Anyways, I’m not too interested in the specifics of the instrumental side? I was just mainly wondering if the model of “conscious” “persons” breaks down really quickly once you introduce intoxicants that mess with memory formation. It kinda seems like it, huh?
Worse than that, I think it breaks down even without removing memory formation. If someone takes drugs regularly which make them act very differently, it’s probably best to model them as two people (or at least two sets of behaviours and reactions attached to one person) even if they remembers both sides at all times. On a less drug-related level, for most people, aroused!person acts quite differently from unaroused!person (and while I mainly meant sexual arousal, it’s true for anger and other strong emotions as well). Which is just saying that a person acts differently when experiencing different emotions/mental states, which we really already know. It’s definitely more salient with drugs, though.

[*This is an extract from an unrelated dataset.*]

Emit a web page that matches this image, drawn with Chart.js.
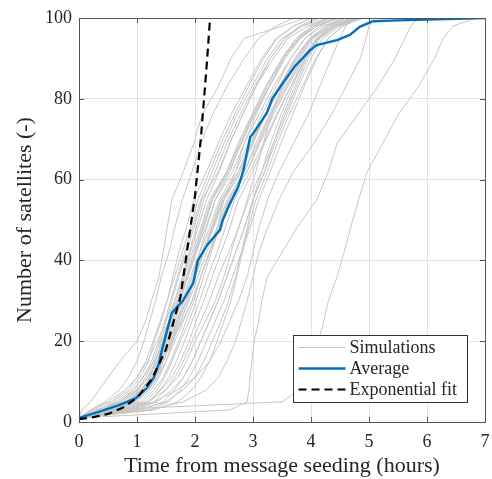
<!DOCTYPE html>
<html>
<head>
<meta charset="utf-8">
<script src="https://cdn.jsdelivr.net/npm/chart.js@4.4.0/dist/chart.umd.min.js"></script>
<style>
  html, body { margin: 0; padding: 0; background: #fff; }
</style>
</head>
<body>
<canvas id="chart" width="492" height="479"></canvas>
<script>
// axis ticks
const X_TICKS = [0, 1, 2, 3, 4, 5, 6, 7];
const Y_TICKS = [0, 20, 40, 60, 80, 100];

// satellite counts at which each simulation time is read
const LEVELS = [1, 3, 5, 8, 11, 15, 20, 25, 30, 36, 42, 48, 55, 62, 69, 76, 83, 90, 95, 98, 100];

// time (hours) at which each simulation reaches LEVELS[i]
const SIM_TIMES = [
  [0, 0.05, 0.2, 0.35, 0.5, 0.7, 1.0, 1.15, 1.25, 1.38, 1.45, 1.52, 1.6, 1.8, 1.98, 2.12, 2.4, 2.62, 2.85, 3.5, 3.9],
  [0, 0.2, 0.45, 0.7, 0.85, 1.0, 1.12, 1.22, 1.32, 1.42, 1.55, 1.65, 1.78, 1.95, 2.1, 2.3, 2.55, 2.85, 3.1, 3.4, 3.7],
  [0, 0.35, 0.6, 0.9, 1.05, 1.2, 1.3, 1.42, 1.52, 1.62, 1.72, 1.85, 1.98, 2.2, 2.4, 2.62, 2.88, 3.15, 3.4, 3.7, 4.0],
  [0, 0.5, 0.9, 1.1, 1.22, 1.32, 1.42, 1.5, 1.6, 1.72, 1.85, 1.98, 2.12, 2.4, 2.6, 2.82, 3.05, 3.35, 3.6, 3.95, 4.3],
  [0, 0.3, 0.75, 1.0, 1.15, 1.28, 1.4, 1.55, 1.68, 1.82, 1.95, 2.1, 2.25, 2.55, 2.78, 3.0, 3.25, 3.5, 3.8, 4.1, 4.45],
  [0, 0.6, 1.0, 1.2, 1.35, 1.45, 1.58, 1.7, 1.8, 1.95, 2.08, 2.2, 2.35, 2.65, 2.85, 3.1, 3.35, 3.65, 3.9, 4.2, 4.6],
  [0, 0.4, 0.7, 0.95, 1.1, 1.3, 1.48, 1.6, 1.72, 1.88, 2.02, 2.18, 2.35, 2.6, 2.8, 3.02, 3.28, 3.55, 3.8, 4.05, 4.3],
  [0, 0.7, 1.05, 1.25, 1.38, 1.5, 1.62, 1.75, 1.88, 2.0, 2.15, 2.3, 2.45, 2.75, 2.98, 3.2, 3.45, 3.75, 4.0, 4.3, 4.7],
  [0, 0.25, 0.55, 0.85, 1.0, 1.18, 1.35, 1.5, 1.65, 1.8, 1.92, 2.05, 2.2, 2.42, 2.6, 2.82, 3.05, 3.3, 3.55, 3.8, 4.1],
  [0, 0.55, 0.95, 1.15, 1.3, 1.42, 1.55, 1.68, 1.82, 1.98, 2.12, 2.28, 2.45, 2.75, 2.95, 3.2, 3.48, 3.78, 4.02, 4.35, 4.8],
  [0, 0.45, 0.8, 1.05, 1.25, 1.4, 1.52, 1.65, 1.78, 1.92, 2.08, 2.25, 2.42, 2.7, 2.92, 3.15, 3.4, 3.65, 3.9, 4.15, 4.45],
  [0, 0.8, 1.15, 1.35, 1.48, 1.6, 1.75, 1.9, 2.02, 2.15, 2.28, 2.42, 2.58, 2.85, 3.08, 3.3, 3.55, 3.85, 4.1, 4.4, 4.7],
  [0, 0.35, 0.65, 0.95, 1.1, 1.25, 1.38, 1.48, 1.58, 1.7, 1.82, 1.95, 2.1, 2.3, 2.5, 2.72, 2.98, 3.25, 3.5, 3.85, 4.3],
  [0, 0.9, 1.2, 1.4, 1.55, 1.68, 1.82, 1.95, 2.08, 2.22, 2.38, 2.52, 2.68, 2.95, 3.18, 3.4, 3.65, 3.9, 4.1, 4.4, 4.85],
  [0, 0.5, 0.85, 1.1, 1.28, 1.45, 1.6, 1.72, 1.85, 2.0, 2.15, 2.32, 2.5, 2.8, 3.0, 3.22, 3.48, 3.75, 4.0, 4.25, 4.55],
  [0, 0.3, 0.7, 1.0, 1.2, 1.35, 1.45, 1.55, 1.65, 1.78, 1.9, 2.02, 2.15, 2.35, 2.55, 2.78, 3.02, 3.3, 3.55, 3.85, 4.15],
  [0, 1.0, 1.3, 1.5, 1.65, 1.8, 1.95, 2.1, 2.25, 2.4, 2.58, 2.75, 2.92, 3.15, 3.35, 3.55, 3.75, 3.95, 4.15, 4.45, 4.8],
  [0, 0.65, 1.0, 1.2, 1.32, 1.45, 1.6, 1.75, 1.9, 2.05, 2.2, 2.38, 2.55, 2.85, 3.05, 3.28, 3.52, 3.8, 4.05, 4.3, 4.6],
  [0, 0.4, 0.75, 1.02, 1.18, 1.32, 1.45, 1.58, 1.7, 1.85, 1.98, 2.12, 2.28, 2.55, 2.75, 2.98, 3.22, 3.5, 3.75, 4.0, 4.3],
  [0, 1.1, 1.45, 1.65, 1.8, 1.95, 2.1, 2.25, 2.4, 2.55, 2.7, 2.85, 3.0, 3.2, 3.38, 3.58, 3.78, 4.0, 4.2, 4.5, 4.8],
  [0, 0.55, 0.9, 1.15, 1.3, 1.42, 1.55, 1.7, 1.85, 2.0, 2.15, 2.3, 2.48, 2.78, 2.98, 3.2, 3.45, 3.72, 3.98, 4.25, 4.6],
  [0, 0.2, 0.5, 0.8, 1.0, 1.15, 1.28, 1.4, 1.52, 1.65, 1.78, 1.92, 2.05, 2.25, 2.45, 2.68, 2.92, 3.18, 3.42, 3.7, 4.0],
  [0, 1.2, 1.55, 1.75, 1.9, 2.05, 2.2, 2.35, 2.5, 2.65, 2.8, 2.95, 3.1, 3.3, 3.48, 3.68, 3.88, 4.1, 4.3, 4.55, 4.9],
  [0, 0.75, 1.1, 1.3, 1.45, 1.58, 1.72, 1.85, 1.98, 2.1, 2.25, 2.4, 2.58, 2.9, 3.12, 3.35, 3.6, 3.88, 4.12, 4.4, 4.75],
  [0, 0.45, 0.85, 1.1, 1.25, 1.38, 1.5, 1.62, 1.75, 1.88, 2.02, 2.15, 2.3, 2.58, 2.8, 3.02, 3.28, 3.55, 3.82, 4.1, 4.4],
  [0, 1.3, 1.7, 1.95, 2.1, 2.25, 2.38, 2.5, 2.62, 2.72, 2.82, 2.92, 3.05, 3.25, 3.42, 3.62, 3.85, 4.08, 4.3, 4.55, 4.8],
  [0, 0.6, 0.95, 1.2, 1.35, 1.5, 1.65, 1.8, 1.95, 2.1, 2.25, 2.42, 2.6, 2.9, 3.1, 3.32, 3.58, 3.85, 4.1, 4.38, 4.7],
  [0, 0.85, 1.2, 1.42, 1.6, 1.75, 1.9, 2.02, 2.15, 2.3, 2.45, 2.6, 2.75, 3.0, 3.2, 3.42, 3.65, 3.9, 4.12, 4.4, 4.75],
  [0, 0.5, 0.8, 1.08, 1.22, 1.35, 1.48, 1.6, 1.72, 1.86, 2.0, 2.14, 2.3, 2.55, 2.75, 2.98, 3.22, 3.5, 3.75, 4.05, 4.35],
  [0, 1.0, 1.5, 1.8, 2.0, 2.15, 2.3, 2.45, 2.58, 2.7, 2.8, 2.9, 3.0, 3.15, 3.3, 3.48, 3.68, 3.9, 4.12, 4.4, 4.75],
  [0, 0.9, 1.35, 1.6, 1.8, 1.95, 2.1, 2.25, 2.4, 2.55, 2.7, 2.85, 3.0, 3.2, 3.35, 3.52, 3.72, 3.92, 4.15, 4.45, 4.85],
  [0, 0.7, 1.2, 1.5, 1.7, 1.85, 2.0, 2.18, 2.35, 2.5, 2.62, 2.75, 2.9, 3.05, 3.18, 3.32, 3.5, 3.72, 4.0, 4.4, 4.9],
  [0, 0.4, 0.8, 1.1, 1.3, 1.45, 1.6, 1.78, 1.95, 2.1, 2.25, 2.38, 2.5, 2.7, 2.85, 3.05, 3.28, 3.52, 3.78, 4.1, 4.5],
  [0, 0.8, 1.3, 1.7, 2.0, 2.25, 2.45, 2.6, 2.75, 2.9, 3.0, 3.1, 3.25, 3.45, 3.7, 3.95, 4.15, 4.35, 4.5, 4.6, 4.75],
  [0, 1.2, 1.8, 2.2, 2.4, 2.55, 2.7, 2.8, 2.9, 3.0, 3.1, 3.25, 3.45, 3.7, 4.05, 4.35, 4.6, 4.85, 4.95, 5.0, 5.1],
  [0, 2.6, 2.9, 2.93, 2.95, 2.98, 3.02, 3.1, 3.15, 3.25, 3.5, 3.75, 4.1, 4.3, 4.45, 4.8, 5.15, 5.45, 5.62, 5.72, 5.85],
  [0, 0.5, 3.5, 3.8, 3.95, 4.05, 4.13, 4.22, 4.3, 4.45, 4.57, 4.68, 4.82, 4.97, 5.24, 5.5, 5.85, 6.13, 6.28, 6.45, 6.85]
];

// mean over simulations
const AVG_T = [0, 0.34, 0.69, 0.98, 1.17, 1.29, 1.38, 1.43, 1.52, 1.6, 1.79, 1.97, 2.05, 2.22, 2.43, 2.48, 2.6, 2.74, 2.83, 2.95, 3.03, 3.24, 3.33, 3.52, 3.72, 3.98, 4.1, 4.45, 4.67, 4.84, 5.07, 5.5, 6.0, 6.5, 7.0];
const AVG_V = [1, 2.5, 4.2, 5.9, 8.4, 11, 14.6, 17.8, 22.8, 27, 30, 34.4, 40, 44, 47.5, 50, 54, 58, 62, 70.5, 72, 76.5, 80, 84, 88, 92, 93.3, 94.5, 95.8, 97.8, 99.2, 99.4, 99.6, 99.8, 100];

// exponential fit
const FIT_T = [0, 0.25, 0.5, 0.75, 1.0, 1.25, 1.5, 1.75, 2.0, 2.1, 2.2, 2.26];
const FIT_V = [0.7, 1.2, 2, 3.5, 6, 10.5, 18, 31, 56, 70, 88, 100];

const GREY = '#c6c6c6';
const BLUE = '#0072bd';
const FONT = "'Liberation Serif', 'Times New Roman', serif";

function simPoints(times) {
  const pts = times.map((t, i) => ({ x: t, y: LEVELS[i] }));
  pts.push({ x: 7, y: 100 });
  return pts;
}

const datasets = [];
datasets.push({
  label: 'Exponential fit',
  data: FIT_T.map((t, i) => ({ x: t, y: FIT_V[i] })),
  borderColor: '#000',
  borderWidth: 2.2,
  borderDash: [8, 5],
  pointRadius: 0,
  order: 0
});
datasets.push({
  label: 'Average',
  data: AVG_T.map((t, i) => ({ x: t, y: AVG_V[i] })),
  borderColor: BLUE,
  borderWidth: 2.4,
  pointRadius: 0,
  order: 1
});
SIM_TIMES.forEach((times, k) => {
  datasets.push({
    label: k === 0 ? 'Simulations' : '',
    data: simPoints(times),
    borderColor: GREY,
    borderWidth: 1,
    pointRadius: 0,
    order: 2
  });
});

// box round the axes, ticks pointing inward
const boxPlugin = {
  id: 'box',
  afterDatasetsDraw(chart) {
    const { ctx, chartArea: a, scales: { x, y } } = chart;
    ctx.save();
    ctx.strokeStyle = '#555';
    ctx.lineWidth = 1;
    ctx.beginPath();
    X_TICKS.forEach(v => {
      const px = Math.round(x.getPixelForValue(v)) + 0.5;
      ctx.moveTo(px, a.bottom); ctx.lineTo(px, a.bottom - 5);
      ctx.moveTo(px, a.top); ctx.lineTo(px, a.top + 5);
    });
    Y_TICKS.forEach(v => {
      const py = Math.round(y.getPixelForValue(v)) + 0.5;
      ctx.moveTo(a.left, py); ctx.lineTo(a.left + 5, py);
      ctx.moveTo(a.right, py); ctx.lineTo(a.right - 5, py);
    });
    ctx.stroke();
    ctx.strokeRect(Math.round(a.left) + 0.5, Math.round(a.top) + 0.5,
      Math.round(a.right - a.left), Math.round(a.bottom - a.top));
    ctx.restore();
  }
};

// legend in the lower right corner of the axes
const legendPlugin = {
  id: 'cornerLegend',
  afterDatasetsDraw(chart) {
    const { ctx, chartArea: a } = chart;
    const w = 174, h = 67;
    const left = Math.round(a.right - 18 - w) + 0.5;
    const top = Math.round(a.bottom - 20 - h) + 0.5;
    ctx.save();
    ctx.fillStyle = '#fff';
    ctx.fillRect(left, top, w, h);
    ctx.strokeStyle = '#333';
    ctx.lineWidth = 1;
    ctx.strokeRect(left, top, w, h);
    const rows = [
      { text: 'Simulations', color: GREY, width: 1, dash: [] },
      { text: 'Average', color: BLUE, width: 2.4, dash: [] },
      { text: 'Exponential fit', color: '#000', width: 2.2, dash: [8, 5] }
    ];
    ctx.font = '18px ' + FONT;
    ctx.textBaseline = 'middle';
    rows.forEach((r, i) => {
      const cy = top + 12 + i * 21;
      ctx.beginPath();
      ctx.strokeStyle = r.color;
      ctx.lineWidth = r.width;
      ctx.setLineDash(r.dash);
      ctx.moveTo(left + 5, cy);
      ctx.lineTo(left + 52, cy);
      ctx.stroke();
      ctx.setLineDash([]);
      ctx.fillStyle = '#262626';
      ctx.fillText(r.text, left + 56, cy + 1);
    });
    ctx.restore();
  }
};

new Chart(document.getElementById('chart'), {
  type: 'line',
  data: { datasets },
  options: {
    responsive: false,
    animation: false,
    devicePixelRatio: 1,
    layout: { padding: { left: 0, right: 7, top: 18, bottom: 0 } },
    plugins: { legend: { display: false }, tooltip: { enabled: false } },
    scales: {
      x: {
        type: 'linear',
        min: 0, max: 7,
        afterFit: s => { s.height = 57; s.paddingLeft = 0; s.paddingRight = 0; },
        afterBuildTicks: s => { s.ticks = X_TICKS.map(v => ({ value: v })); },
        grid: { color: '#e3e3e3', drawTicks: false },
        border: { display: false },
        ticks: { color: '#262626', padding: 9, font: { family: FONT, size: 18 } },
        title: {
          display: true,
          text: 'Time from message seeding (hours)',
          color: '#262626',
          font: { family: FONT, size: 22 },
          padding: { top: 0, bottom: 0 }
        }
      },
      y: {
        min: 0, max: 100,
        afterFit: s => { s.width = 79; s.paddingTop = 0; s.paddingBottom = 0; },
        afterBuildTicks: s => { s.ticks = Y_TICKS.map(v => ({ value: v })); },
        grid: { color: '#e3e3e3', drawTicks: false },
        border: { display: false },
        ticks: { color: '#262626', padding: 7, font: { family: FONT, size: 18 } },
        title: {
          display: true,
          text: 'Number of satellites (-)',
          color: '#262626',
          font: { family: FONT, size: 22 },
          padding: { top: 12, bottom: 0 }
        }
      }
    }
  },
  plugins: [boxPlugin, legendPlugin]
});
</script>
</body>
</html>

I feel like that’s a bit exaggerated, because an angry person will still remember themselves yelling and maybe throwing things. Once they’ve called down, they might still be inclined to argue that what they did was correct and justified, but they won’t have trouble admitting they did it. If a person doesn’t remember having the experience of yelling and throwing things, they won’t know anything about their internal state at the time it happened. So people telling them something happened is evidence that it did, but it was the … conscious experience of someone else? (Blargh, fuzzy wording.)